In this syntax, object_name is the name of the database object that you wish to add a comment or description to. The keywords for the major database objects are optional, but if you intend to place a comment on a column, function, aggregate function, operator, or trigger, you must specify the preceding keyword so that PostgreSQL knows what kind of syntax to expect, and where to look for the object name specified.

Note

Note that any comment added to a database is tied to both the database in which it is added, and the user who added it. You can only see those comments that you create.

The description string constant following the IS keyword is the literal comment to be placed in the database. Example 9-18 demonstrates placing a simple description on the id column of the booktown database.

Example 9-18. Commenting the books table

booktown=# COMMENT ON COLUMN books.id
booktown-#            IS 'An Internal Book Town Identifier';
COMMENT

The COMMENT server message returned in Example 9-18 indicates that the comment was successfully placed on the column.

Retrieving comments

You may retrieve comments from the database easily by using the psql slash-plus commands. These are as follows:

\d+: Displays the same information as the standard \d command (displaying all tables, views, sequences, and indices in the currently connected database), but adds a column for the comments as well.
\l+: Displays comments on all databases.
\df+ [ pattern ]: Displays descriptions for each function in the currently connected database (as well as the language and source of the function). You may wish to view this slash command in expanded mode for readability by first initiating the \x slash command (see Chapter 6 for more about this). You can optionally supply a regular expression pattern to compare against existing function names, allowing you to limit the number of functions displayed.
\dt+: Displays comments on all tables in the currently connected database.
\di+: Displays comments on all indices in the currently connected database.
\ds+: Displays comments on all sequences in the currently connected database.
\dv+: Displays comments on all views in the currently connected database.
\dS+: Displays comments on system tables. Note that comments placed on system tables are still tied to a particular database, even though they are accessible from all databases, and will therefore not be visible when performing a \dS+ slash command from another database connection.
\dd: Displays all descriptions for all database objects.

Example 9-19 demonstrates the retrieval of the comment that was placed on the books table in Example 9-18 with the use of the psql \d+ command.

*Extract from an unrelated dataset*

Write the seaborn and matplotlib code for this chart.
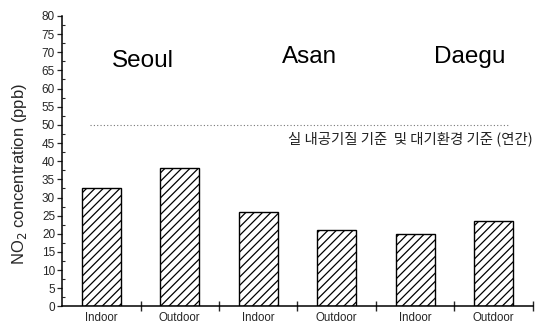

Example 9-19. Retrieving a comment

booktown=# \d+ books
                           Table "books"
 Attribute  |  Type   | Modifier |           Description
------------+---------+----------+----------------------------------
 id         | integer | not null | An Internal Book Town Identifier
 title      | text    | not null |
 author_id  | integer |          |
 subject_id | integer |          |
Index: books_id_pkey

The COMMENT SQL command provides a very simple way of internally documenting your objects, from tables to functions. This can be of great help when working with large or complicated database schema. Even the best of naming conventions do not always result in database objects whose applications are self-evident; this is especially the case when working with multiple developers.